Executive recommendations for manufacturing leaders

First, treat middleware architecture as part of manufacturing operating model design, not a technical afterthought. Inventory accuracy, schedule adherence, and production visibility depend on integration quality. Second, fund canonical event modeling and governance early. These decisions determine whether the architecture scales across plants and acquisitions.

Third, align ERP modernization with integration modernization. Replacing ERP without redesigning event flows simply relocates legacy complexity. Fourth, require measurable operational KPIs for integration programs, including transaction latency, exception resolution time, inventory reconciliation accuracy, and production posting completeness.

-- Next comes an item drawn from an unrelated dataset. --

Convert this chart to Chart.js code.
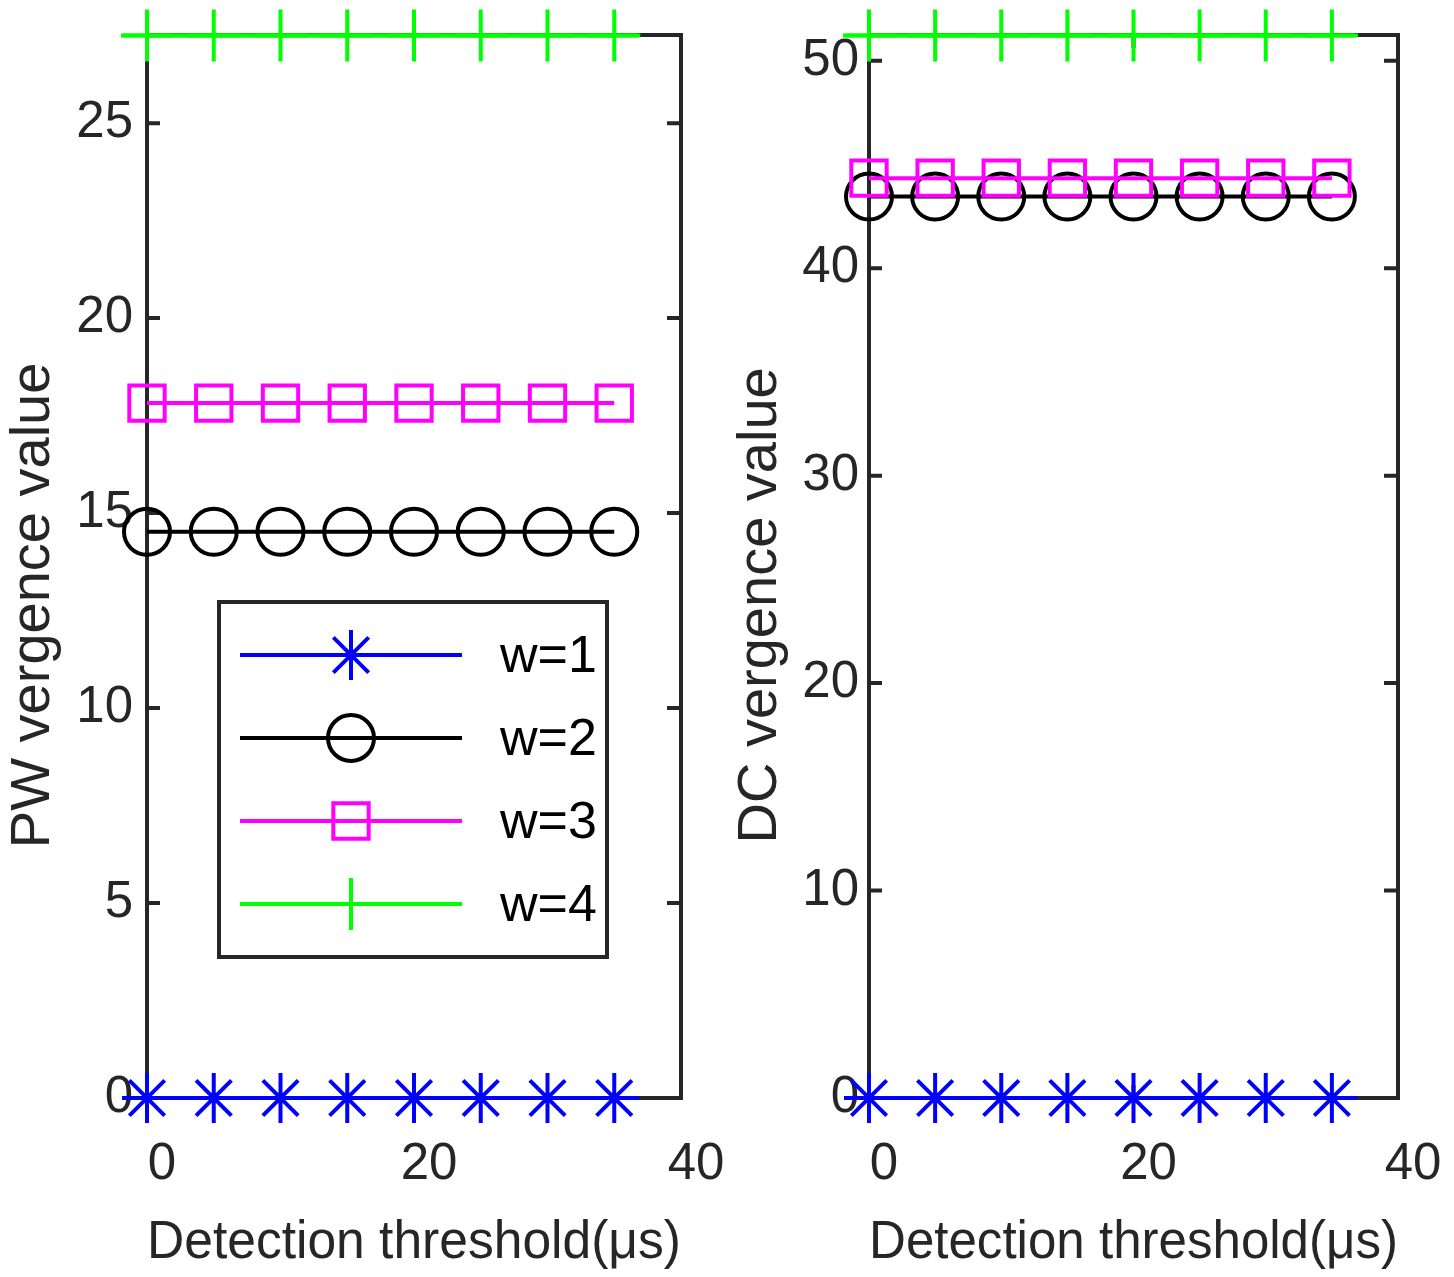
<!DOCTYPE html>
<html>
<head>
<meta charset="utf-8">
<script src="https://cdn.jsdelivr.net/npm/chart.js@4.4.1/dist/chart.umd.min.js"></script>
<style>
  html, body { margin: 0; padding: 0; background: #fff; }
  #wrap { position: relative; width: 1454px; height: 1277px; overflow: hidden; }
  canvas { position: absolute; top: 0; }
  #pw { left: 0; }
  #dc { left: 727px; }
</style>
</head>
<body>
<div id="wrap">
  <canvas id="pw" width="727" height="1277"></canvas>
  <canvas id="dc" width="727" height="1277"></canvas>
</div>
<script>
// detection thresholds (us)
const thresholds = [0, 5, 10, 15, 20, 25, 30, 35];
const seriesNames = ['w=1', 'w=2', 'w=3', 'w=4'];

// left panel: PW vergence value
const pwW1 = [0, 0, 0, 0, 0, 0, 0, 0];
const pwW2 = [14.52, 14.52, 14.52, 14.52, 14.52, 14.52, 14.52, 14.52];
const pwW3 = [17.82, 17.82, 17.82, 17.82, 17.82, 17.82, 17.82, 17.82];
const pwW4 = [27.25, 27.25, 27.25, 27.25, 27.25, 27.25, 27.25, 27.25];

// right panel: DC vergence value
const dcW1 = [0, 0, 0, 0, 0, 0, 0, 0];
const dcW2 = [43.45, 43.45, 43.45, 43.45, 43.45, 43.45, 43.45, 43.45];
const dcW3 = [44.34, 44.34, 44.34, 44.34, 44.34, 44.34, 44.34, 44.34];
const dcW4 = [51.22, 51.22, 51.22, 51.22, 51.22, 51.22, 51.22, 51.22];

const xTicks = [0, 20, 40];
const pwTicks = [0, 5, 10, 15, 20, 25];
const dcTicks = [0, 10, 20, 30, 40, 50];

// the w=1 / w=4 lines run a little past the end markers in the original
const edgeSpan = [-1.8, 36.7];

const colors = ['#0000ff', '#000000', '#ff00ff', '#00ff00'];
const markers = ['star', 'circle', 'rect', 'cross'];
const markerSize = [25, 23, 25, 26];
const axisColor = '#262626';

function makeDatasets(values) {
  const sets = values.map((v, i) => ({
    label: seriesNames[i],
    data: thresholds.map((x, j) => ({ x: x, y: v[j] })),
    borderColor: colors[i],
    backgroundColor: 'transparent',
    borderWidth: 4,
    pointStyle: markers[i],
    pointRadius: markerSize[i],
    pointHoverRadius: markerSize[i],
    pointBorderWidth: 4,
    pointBorderColor: colors[i],
    pointBackgroundColor: 'transparent',
    clip: false,
    order: 4 - i
  }));
  [0, 3].forEach(i => {
    sets.push({
      label: seriesNames[i] + ' edge',
      data: [{ x: edgeSpan[0], y: values[i][0] }, { x: edgeSpan[1], y: values[i][values[i].length - 1] }],
      borderColor: colors[i],
      borderWidth: 4,
      pointRadius: 0,
      clip: false,
      order: 4 - i
    });
  });
  return sets;
}

// box around plot + inward ticks, like matlab
const axesBox = {
  id: 'axesBox',
  beforeDatasetsDraw(chart) {
    const { ctx, chartArea: a } = chart;
    const x = chart.scales.x, y = chart.scales.y;
    ctx.save();
    ctx.strokeStyle = axisColor;
    ctx.lineWidth = 4;
    ctx.lineCap = 'square';
    ctx.strokeRect(a.left, a.top, a.right - a.left, a.bottom - a.top);
    ctx.beginPath();
    y.ticks.forEach(t => {
      const py = y.getPixelForValue(t.value);
      if (py <= a.top + 1 || py >= a.bottom - 1) return;
      ctx.moveTo(a.left, py); ctx.lineTo(a.left + 11, py);
      ctx.moveTo(a.right, py); ctx.lineTo(a.right - 12, py);
    });
    x.ticks.forEach(t => {
      const px = x.getPixelForValue(t.value);
      if (px <= a.left + 1 || px >= a.right - 1) return;
      ctx.moveTo(px, a.bottom); ctx.lineTo(px, a.bottom - 11);
      ctx.moveTo(px, a.top); ctx.lineTo(px, a.top + 11);
    });
    ctx.stroke();
    ctx.restore();
  }
};

// legend box sitting inside the left axes
const matlabLegend = {
  id: 'matlabLegend',
  afterDatasetsDraw(chart, args, opts) {
    const ctx = chart.ctx;
    const b = opts.box;
    ctx.save();
    ctx.fillStyle = '#ffffff';
    ctx.fillRect(b[0], b[1], b[2], b[3]);
    ctx.strokeStyle = axisColor;
    ctx.lineWidth = 4;
    ctx.strokeRect(b[0], b[1], b[2], b[3]);
    chart.data.datasets.slice(0, 4).forEach((ds, i) => {
      const ry = opts.rowY[i];
      ctx.strokeStyle = ds.borderColor;
      ctx.lineWidth = 4;
      ctx.beginPath();
      ctx.moveTo(opts.lineX[0], ry);
      ctx.lineTo(opts.lineX[1], ry);
      ctx.stroke();
      ctx.fillStyle = 'rgba(0,0,0,0)';
      Chart.helpers.drawPoint(ctx, {
        pointStyle: ds.pointStyle, radius: ds.pointRadius, borderWidth: 4, rotation: 0
      }, (opts.lineX[0] + opts.lineX[1]) / 2, ry);
      ctx.fillStyle = '#000000';
      ctx.font = '52px "Liberation Sans", Arial, sans-serif';
      ctx.textAlign = 'left';
      ctx.textBaseline = 'middle';
      ctx.fillText(ds.label, opts.textX, ry + 3);
    });
    ctx.restore();
  }
};

const tickFont = { family: '"Liberation Sans", Arial, sans-serif', size: 51 };
const titleFont = { family: '"Liberation Sans", Arial, sans-serif', size: 54 };

// stop chart.js from widening the layout for overhanging tick labels
function noScalePadding(s) {
  s.paddingTop = 0; s.paddingBottom = 0; s.paddingLeft = 0; s.paddingRight = 0;
}

function makeChart(id, values, yTicks, yMax, yTitle, yWidth, padRight, yPad, legendOpts) {
  return new Chart(document.getElementById(id), {
    type: 'line',
    data: { datasets: makeDatasets(values) },
    options: {
      responsive: false,
      animation: false,
      events: [],
      layout: { padding: { left: 0, right: padRight, top: 35, bottom: 0 } },
      plugins: {
        legend: { display: false },
        tooltip: { enabled: false },
        matlabLegend: legendOpts
      },
      scales: {
        x: {
          type: 'linear',
          min: 0,
          max: 40,
          afterBuildTicks: s => { s.ticks = xTicks.map(v => ({ value: v })); },
          afterFit: s => { s.height = 179; noScalePadding(s); },
          grid: { display: false, drawTicks: false },
          border: { display: false },
          ticks: { font: tickFont, color: axisColor, padding: 36, labelOffset: 15, maxRotation: 0, autoSkip: false },
          title: {
            display: true, text: 'Detection threshold(\u03bcs)', color: axisColor,
            font: titleFont, padding: { top: 0, bottom: 1 }
          }
        },
        y: {
          type: 'linear',
          min: 0,
          max: yMax,
          afterBuildTicks: s => { s.ticks = yTicks.map(v => ({ value: v })); },
          afterFit: s => { s.width = yWidth; noScalePadding(s); },
          grid: { display: false, drawTicks: false },
          border: { display: false },
          ticks: { font: tickFont, color: axisColor, padding: yPad },
          title: {
            display: true, text: yTitle, color: axisColor,
            font: { family: titleFont.family, size: 56 }, padding: { top: 0, bottom: 0 }
          }
        }
      }
    },
    plugins: [axesBox, matlabLegend]
  });
}

makeChart('pw', [pwW1, pwW2, pwW3, pwW4], pwTicks, 27.26,
  'PW vergence value     ', 147, 46, 14,
  { box: [219, 602, 388, 355], lineX: [240, 462], rowY: [655, 738, 821, 904], textX: 500 });

makeChart('dc', [dcW1, dcW2, dcW3, dcW4], dcTicks, 51.24,
  'DC vergence value     ', 142, 56, 10, false);
</script>
</body>
</html>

Finally, prioritize platforms and partners that support open APIs, event streaming, observability, and hybrid deployment. In manufacturing, interoperability is a strategic capability. The organizations that build it well can integrate plants faster, onboard SaaS services with less friction, and respond to supply chain volatility with better data confidence.

Conclusion

Manufacturing middleware architecture for event-driven inventory and production integration is the foundation for reliable synchronization across ERP, MES, WMS, and SaaS platforms. The strongest architectures combine event streams, governed APIs, canonical models, observability, and hybrid deployment patterns. They reduce coupling, improve transaction visibility, and support cloud ERP modernization without disrupting plant operations.

For enterprise teams, the objective is not simply moving data faster. It is creating a resilient integration backbone that supports production execution, inventory control, financial integrity, and future digital transformation. When designed correctly, middleware becomes a strategic layer for manufacturing scalability and operational governance.